_Problem to solve_:
Can you copy out the data exactly? Leave the images out.

_Data shown_:
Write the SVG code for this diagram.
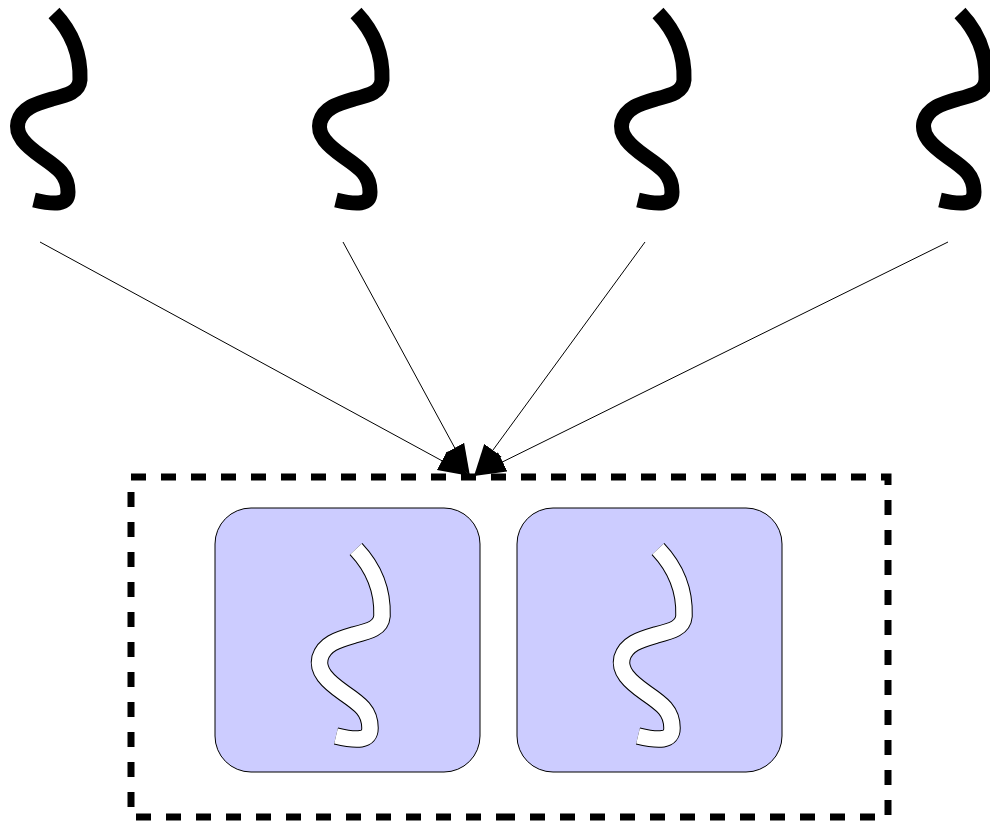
<svg xmlns="http://www.w3.org/2000/svg" xmlns:xlink="http://www.w3.org/1999/xlink" width="990" height="822" viewBox="0 0 990 822">
<style>
.sq{fill:none;stroke:#000;stroke-width:15;stroke-linecap:butt;stroke-linejoin:round}
.sqo{fill:none;stroke:#000;stroke-width:17.5;stroke-linecap:butt;stroke-linejoin:miter}
.sqi{fill:none;stroke:#fff;stroke-width:15.5;stroke-linecap:butt;stroke-linejoin:miter}
.box{fill:#ccccff;stroke:#000;stroke-width:1}
.conn{fill:none;stroke:#000;stroke-width:1;marker-end:url(#ah)}
.frame{fill:none;stroke:#000;stroke-width:7;stroke-dasharray:15 15}
</style>
<defs>
<path id="s" d="M 54 13 C 70 30, 81 52, 80 80 C 79 92, 68 95, 52 99 C 35 104, 22 108, 18 122 C 15 135, 25 145, 42 157 C 58 168, 68 175, 68 192 C 68 205, 55 205, 34 200"/>
<marker id="ah" markerUnits="userSpaceOnUse" markerWidth="32" markerHeight="22" refX="30" refY="10" orient="auto" viewBox="0 0 30 20">
<path d="M0 0 L30 10 L0 20 Z" fill="#000"/>
</marker>
</defs>
<g id="source1"><use xlink:href="#s" class="sq"/></g>
<g id="source2"><use xlink:href="#s" class="sq" transform="translate(302,0)"/></g>
<g id="source3"><use xlink:href="#s" class="sq" transform="translate(604,0)"/></g>
<g id="source4"><use xlink:href="#s" class="sq" transform="translate(906,0)"/></g>
<g id="group">
<path class="frame" d="M 511 817 H 131 V 477 H 888 V 817 Z"/>
</g>
<g id="node1">
<rect class="box" x="215" y="508" width="265" height="264" rx="36"/>
<use xlink:href="#s" class="sqo" transform="translate(302,536)"/>
<use xlink:href="#s" class="sqi" transform="translate(302,536)"/>
</g>
<g id="node2">
<rect class="box" x="517" y="508" width="265" height="264" rx="36"/>
<use xlink:href="#s" class="sqo" transform="translate(604,536)"/>
<use xlink:href="#s" class="sqi" transform="translate(604,536)"/>
</g>
<g id="connectors">
<line class="conn" x1="40" y1="242" x2="470" y2="476"/>
<line class="conn" x1="343" y1="242" x2="470" y2="476"/>
<line class="conn" x1="645" y1="242" x2="474" y2="476"/>
<line class="conn" x1="948" y1="242" x2="474" y2="476"/>
</g>
</svg>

_Task result_:
Write the SVG code for this diagram.
<svg xmlns="http://www.w3.org/2000/svg" xmlns:xlink="http://www.w3.org/1999/xlink" width="990" height="822" viewBox="0 0 990 822">
<style>
.sq{fill:none;stroke:#000;stroke-width:15;stroke-linecap:butt;stroke-linejoin:round}
.sqo{fill:none;stroke:#000;stroke-width:17.5;stroke-linecap:butt;stroke-linejoin:miter}
.sqi{fill:none;stroke:#fff;stroke-width:15.5;stroke-linecap:butt;stroke-linejoin:miter}
.box{fill:#ccccff;stroke:#000;stroke-width:1}
.conn{fill:none;stroke:#000;stroke-width:1;marker-end:url(#ah)}
.frame{fill:none;stroke:#000;stroke-width:7;stroke-dasharray:15 15}
</style>
<defs>
<path id="s" d="M 54 13 C 70 30, 81 52, 80 80 C 79 92, 68 95, 52 99 C 35 104, 22 108, 18 122 C 15 135, 25 145, 42 157 C 58 168, 68 175, 68 192 C 68 205, 55 205, 34 200"/>
<marker id="ah" markerUnits="userSpaceOnUse" markerWidth="32" markerHeight="22" refX="30" refY="10" orient="auto" viewBox="0 0 30 20">
<path d="M0 0 L30 10 L0 20 Z" fill="#000"/>
</marker>
</defs>
<g id="source1"><use xlink:href="#s" class="sq"/></g>
<g id="source2"><use xlink:href="#s" class="sq" transform="translate(302,0)"/></g>
<g id="source3"><use xlink:href="#s" class="sq" transform="translate(604,0)"/></g>
<g id="source4"><use xlink:href="#s" class="sq" transform="translate(906,0)"/></g>
<g id="group">
<path class="frame" d="M 511 817 H 131 V 477 H 888 V 817 Z"/>
</g>
<g id="node1">
<rect class="box" x="215" y="508" width="265" height="264" rx="36"/>
<use xlink:href="#s" class="sqo" transform="translate(302,536)"/>
<use xlink:href="#s" class="sqi" transform="translate(302,536)"/>
</g>
<g id="node2">
<rect class="box" x="517" y="508" width="265" height="264" rx="36"/>
<use xlink:href="#s" class="sqo" transform="translate(604,536)"/>
<use xlink:href="#s" class="sqi" transform="translate(604,536)"/>
</g>
<g id="connectors">
<line class="conn" x1="40" y1="242" x2="470" y2="476"/>
<line class="conn" x1="343" y1="242" x2="470" y2="476"/>
<line class="conn" x1="645" y1="242" x2="474" y2="476"/>
<line class="conn" x1="948" y1="242" x2="474" y2="476"/>
</g>
</svg>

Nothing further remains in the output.